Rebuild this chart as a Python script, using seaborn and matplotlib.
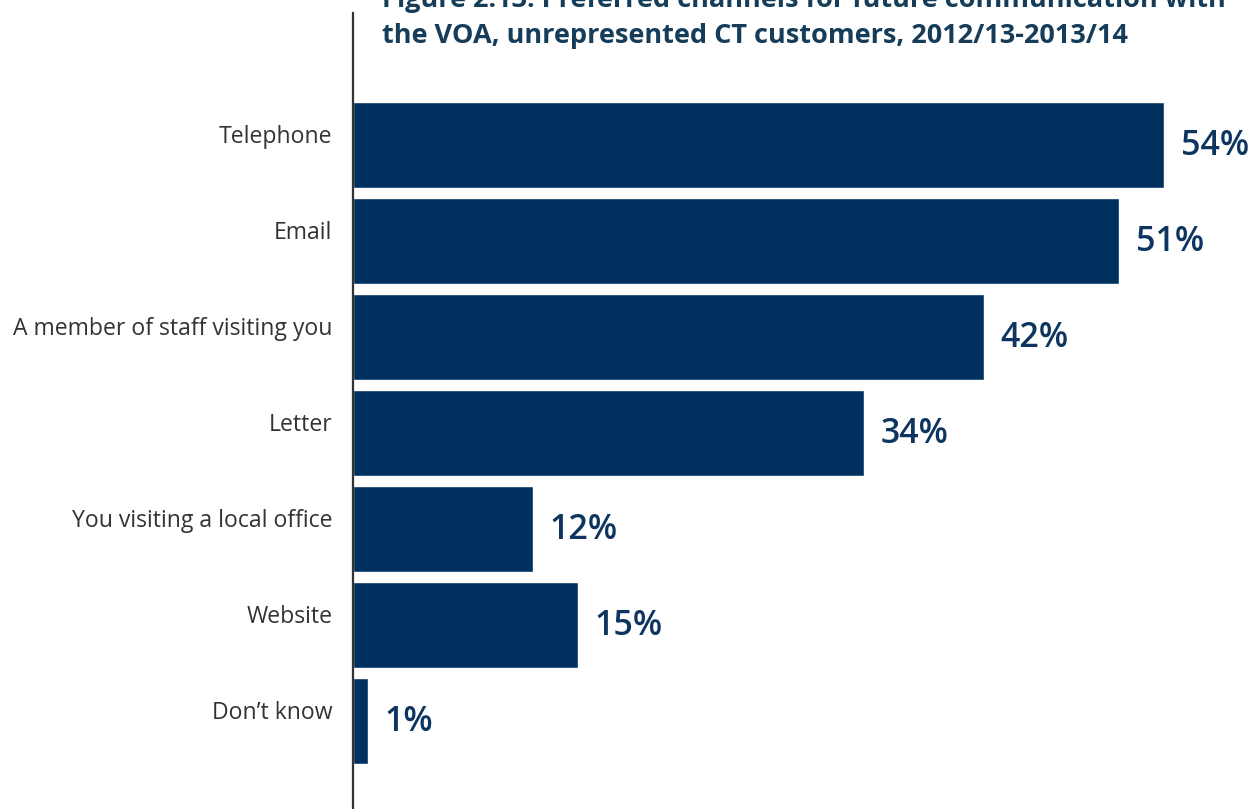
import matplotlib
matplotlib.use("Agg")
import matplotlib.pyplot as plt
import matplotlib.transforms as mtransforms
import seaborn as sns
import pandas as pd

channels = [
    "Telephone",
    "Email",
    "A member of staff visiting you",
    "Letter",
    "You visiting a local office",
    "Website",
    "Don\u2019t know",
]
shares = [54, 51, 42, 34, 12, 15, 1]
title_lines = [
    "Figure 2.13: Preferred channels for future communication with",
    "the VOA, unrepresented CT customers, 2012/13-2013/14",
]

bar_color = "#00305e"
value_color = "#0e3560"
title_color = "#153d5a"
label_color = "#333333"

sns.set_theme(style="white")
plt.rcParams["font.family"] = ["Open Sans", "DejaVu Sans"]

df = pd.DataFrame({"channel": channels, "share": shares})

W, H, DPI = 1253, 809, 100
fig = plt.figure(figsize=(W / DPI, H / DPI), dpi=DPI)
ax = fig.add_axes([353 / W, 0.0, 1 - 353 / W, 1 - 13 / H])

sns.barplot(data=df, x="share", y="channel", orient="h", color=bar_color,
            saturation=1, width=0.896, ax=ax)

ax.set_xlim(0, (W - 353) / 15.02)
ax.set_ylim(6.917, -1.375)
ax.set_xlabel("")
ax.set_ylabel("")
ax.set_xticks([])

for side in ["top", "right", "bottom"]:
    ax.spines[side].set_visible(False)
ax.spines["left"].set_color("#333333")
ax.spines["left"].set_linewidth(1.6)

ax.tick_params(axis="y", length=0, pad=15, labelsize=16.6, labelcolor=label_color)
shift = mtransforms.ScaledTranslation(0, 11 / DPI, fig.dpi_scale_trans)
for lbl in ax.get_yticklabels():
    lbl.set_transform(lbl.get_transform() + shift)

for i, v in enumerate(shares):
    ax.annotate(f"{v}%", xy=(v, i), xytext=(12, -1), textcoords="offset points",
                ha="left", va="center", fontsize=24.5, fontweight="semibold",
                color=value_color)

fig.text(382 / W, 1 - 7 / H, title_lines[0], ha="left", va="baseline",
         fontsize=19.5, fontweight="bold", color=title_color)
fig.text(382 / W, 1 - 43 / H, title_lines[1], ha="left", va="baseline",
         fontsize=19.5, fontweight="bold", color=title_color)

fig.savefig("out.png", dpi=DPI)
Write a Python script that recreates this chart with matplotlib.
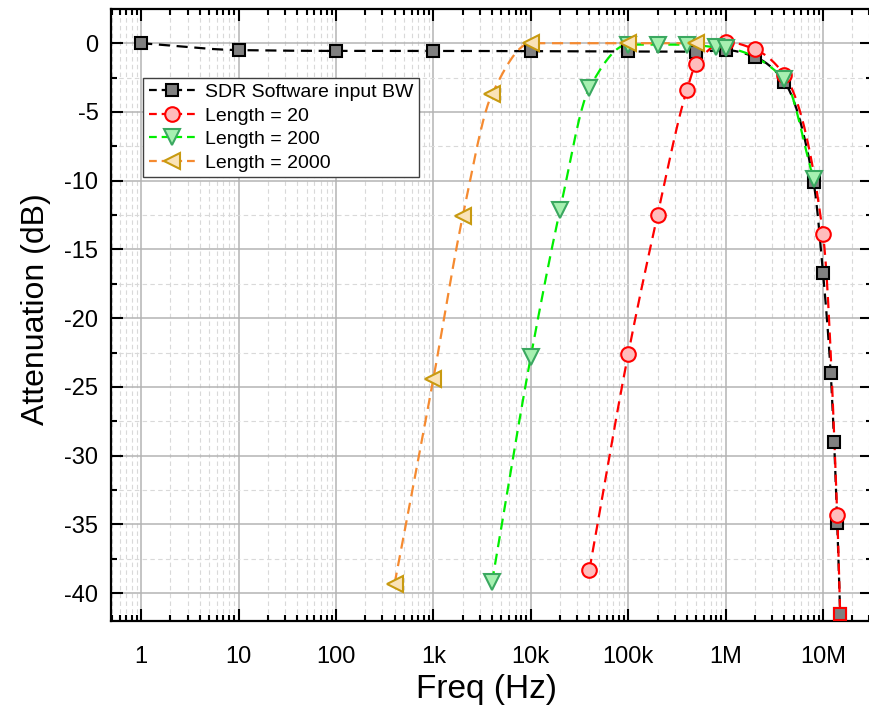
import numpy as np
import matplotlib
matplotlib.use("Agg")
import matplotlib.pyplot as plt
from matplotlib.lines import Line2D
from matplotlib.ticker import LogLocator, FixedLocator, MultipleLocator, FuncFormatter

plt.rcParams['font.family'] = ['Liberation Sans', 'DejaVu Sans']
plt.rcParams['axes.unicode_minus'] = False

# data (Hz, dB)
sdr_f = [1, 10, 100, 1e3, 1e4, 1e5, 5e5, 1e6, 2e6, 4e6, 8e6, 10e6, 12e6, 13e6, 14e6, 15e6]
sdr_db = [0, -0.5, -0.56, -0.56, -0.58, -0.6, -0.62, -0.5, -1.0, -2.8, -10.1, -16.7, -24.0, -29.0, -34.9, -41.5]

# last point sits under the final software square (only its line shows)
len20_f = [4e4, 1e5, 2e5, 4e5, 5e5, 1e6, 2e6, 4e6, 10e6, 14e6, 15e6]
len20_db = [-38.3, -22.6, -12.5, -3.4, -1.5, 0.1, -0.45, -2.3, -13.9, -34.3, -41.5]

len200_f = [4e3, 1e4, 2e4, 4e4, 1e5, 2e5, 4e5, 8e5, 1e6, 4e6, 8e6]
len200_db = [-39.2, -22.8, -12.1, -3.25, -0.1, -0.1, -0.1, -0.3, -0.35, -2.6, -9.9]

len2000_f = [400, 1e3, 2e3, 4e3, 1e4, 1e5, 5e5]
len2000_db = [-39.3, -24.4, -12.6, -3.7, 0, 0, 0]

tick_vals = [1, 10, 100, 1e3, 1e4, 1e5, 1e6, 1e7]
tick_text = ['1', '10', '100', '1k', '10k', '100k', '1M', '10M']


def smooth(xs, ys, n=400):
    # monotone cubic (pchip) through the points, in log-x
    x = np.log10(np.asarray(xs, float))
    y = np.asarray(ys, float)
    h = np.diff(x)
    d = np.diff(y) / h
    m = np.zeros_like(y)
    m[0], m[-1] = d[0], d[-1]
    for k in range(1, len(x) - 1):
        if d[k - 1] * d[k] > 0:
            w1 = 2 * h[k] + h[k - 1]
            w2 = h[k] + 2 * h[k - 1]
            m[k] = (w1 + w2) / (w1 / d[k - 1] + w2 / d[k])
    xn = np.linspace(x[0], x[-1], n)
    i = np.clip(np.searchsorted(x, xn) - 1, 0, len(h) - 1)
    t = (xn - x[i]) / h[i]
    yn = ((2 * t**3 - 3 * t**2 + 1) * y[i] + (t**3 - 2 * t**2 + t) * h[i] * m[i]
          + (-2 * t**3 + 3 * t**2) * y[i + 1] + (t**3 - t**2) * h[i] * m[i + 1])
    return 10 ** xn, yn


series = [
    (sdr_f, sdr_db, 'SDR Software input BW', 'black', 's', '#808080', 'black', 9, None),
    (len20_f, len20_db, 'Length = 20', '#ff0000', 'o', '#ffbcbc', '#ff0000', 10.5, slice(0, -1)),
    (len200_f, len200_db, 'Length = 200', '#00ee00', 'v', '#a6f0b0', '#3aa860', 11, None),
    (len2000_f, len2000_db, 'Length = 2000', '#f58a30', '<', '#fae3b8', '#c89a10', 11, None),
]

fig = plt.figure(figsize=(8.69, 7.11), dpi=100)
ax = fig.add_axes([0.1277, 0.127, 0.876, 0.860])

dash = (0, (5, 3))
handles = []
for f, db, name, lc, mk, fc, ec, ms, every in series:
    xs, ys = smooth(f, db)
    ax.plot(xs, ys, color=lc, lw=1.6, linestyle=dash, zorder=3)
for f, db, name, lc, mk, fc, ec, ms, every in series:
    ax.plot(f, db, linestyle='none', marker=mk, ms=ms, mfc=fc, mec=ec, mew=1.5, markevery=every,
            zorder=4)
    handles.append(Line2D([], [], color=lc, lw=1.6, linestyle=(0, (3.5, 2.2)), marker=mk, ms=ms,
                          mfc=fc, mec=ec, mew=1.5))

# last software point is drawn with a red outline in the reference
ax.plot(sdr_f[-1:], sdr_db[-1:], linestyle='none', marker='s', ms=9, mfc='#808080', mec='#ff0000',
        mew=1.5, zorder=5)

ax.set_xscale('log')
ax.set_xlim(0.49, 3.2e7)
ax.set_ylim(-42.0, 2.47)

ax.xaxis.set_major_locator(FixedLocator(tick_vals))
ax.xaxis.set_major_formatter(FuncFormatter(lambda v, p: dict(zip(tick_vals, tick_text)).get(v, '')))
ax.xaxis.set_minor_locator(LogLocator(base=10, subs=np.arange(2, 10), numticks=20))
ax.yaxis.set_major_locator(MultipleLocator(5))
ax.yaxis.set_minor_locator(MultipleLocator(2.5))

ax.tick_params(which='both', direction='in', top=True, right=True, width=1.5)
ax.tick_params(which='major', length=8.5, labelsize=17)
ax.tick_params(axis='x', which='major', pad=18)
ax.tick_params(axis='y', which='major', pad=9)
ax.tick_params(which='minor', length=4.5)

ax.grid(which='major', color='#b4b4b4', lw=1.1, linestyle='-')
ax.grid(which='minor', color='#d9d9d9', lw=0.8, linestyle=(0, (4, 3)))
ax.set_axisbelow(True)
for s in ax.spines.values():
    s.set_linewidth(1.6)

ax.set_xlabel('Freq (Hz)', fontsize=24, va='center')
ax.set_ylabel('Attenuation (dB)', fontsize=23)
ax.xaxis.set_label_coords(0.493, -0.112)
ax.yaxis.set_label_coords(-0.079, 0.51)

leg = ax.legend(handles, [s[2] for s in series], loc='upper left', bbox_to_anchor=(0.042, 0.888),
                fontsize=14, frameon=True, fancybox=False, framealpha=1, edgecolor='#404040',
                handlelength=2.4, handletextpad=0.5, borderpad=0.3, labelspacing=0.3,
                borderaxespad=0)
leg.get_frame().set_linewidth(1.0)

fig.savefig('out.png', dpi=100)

^^^^

◆ Objective:
Up to and including the line containing "saturation=1, width=0.896, ax=ax)", repeat every line from the start of the data, but none of the pictures.

◆ Worked answer:
Rebuild this chart as a Python script, using seaborn and matplotlib.
import matplotlib
matplotlib.use("Agg")
import matplotlib.pyplot as plt
import matplotlib.transforms as mtransforms
import seaborn as sns
import pandas as pd

channels = [
    "Telephone",
    "Email",
    "A member of staff visiting you",
    "Letter",
    "You visiting a local office",
    "Website",
    "Don\u2019t know",
]
shares = [54, 51, 42, 34, 12, 15, 1]
title_lines = [
    "Figure 2.13: Preferred channels for future communication with",
    "the VOA, unrepresented CT customers, 2012/13-2013/14",
]

bar_color = "#00305e"
value_color = "#0e3560"
title_color = "#153d5a"
label_color = "#333333"

sns.set_theme(style="white")
plt.rcParams["font.family"] = ["Open Sans", "DejaVu Sans"]

df = pd.DataFrame({"channel": channels, "share": shares})

W, H, DPI = 1253, 809, 100
fig = plt.figure(figsize=(W / DPI, H / DPI), dpi=DPI)
ax = fig.add_axes([353 / W, 0.0, 1 - 353 / W, 1 - 13 / H])

sns.barplot(data=df, x="share", y="channel", orient="h", color=bar_color,
            saturation=1, width=0.896, ax=ax)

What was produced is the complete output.